Only one person spoke against the idea of raising the mandatory retirement age, Brian Pitts, of Justice 2 Jesus.

“Appellate and trial judges, a lot of them begin to get tired, especially when new laws are made. Not necessarily burnt out, but it does occur, relying on law clerks, staff attorneys. I’ve seen it in action. They just can’t take it,” Pitts testified.

“Judges . . . have to be off the chain! You have to be ready for anything that comes off the docket!

“You get a certain age here, and I’ve seen too many judges, they just can’t do it.”

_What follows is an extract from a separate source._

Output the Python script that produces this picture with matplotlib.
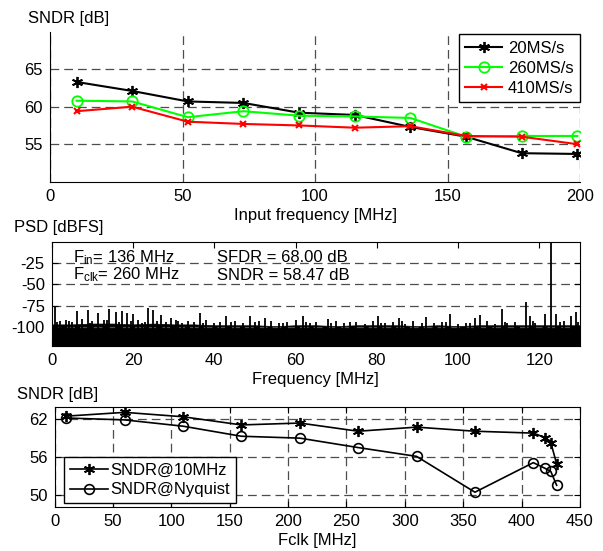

Sixty-eight-year-old Sen. Arthenia Joyner, D-Tampa, bounced back with sarcasm: “So I’m not off the chain? I can’t go with the flow and adjust to whatever comes before me as a judge? But you’re entitled to your opinion, Mr. Pitts.”

Sen. Oscar Braynon, D-Miami Gardens, who turned 35 on February 1, said: “As the, by definition, youngest member of the Senate, I support this bill from my off-the-chain colleagues.”

The measure also cleared the Criminal and Civil Justice Appropriations Subcommittee on January 31.

But in response to questions, Simmons promised he would amend the bill to make it prospective only.

Then Subcommittee Chair Sen. Mike Fasano, R-New Port Richey, and Sen. John Thrasher, R-Jacksonville, said they preferred that the amendment apply only to future judges and justices.

“I will make that commitment that I will make that amendment,” Simmons said, when the bill goes to the Budget Committee, its next scheduled stop.

“That is good public policy. I don’t want it to get bogged down on the issue of extending the term of any particular judge or justice,” Simmons said.

He added that would have the effect of increasing the impact of Gov. Rick Scott’s judicial appointments, because any done after the amendment is approved by voters — if it receives 60 percent of the vote — would potentially have longer careers on the bench than current judges.

A similar measure, HJR 345, has been introduced in the House but has not be heard in any committees.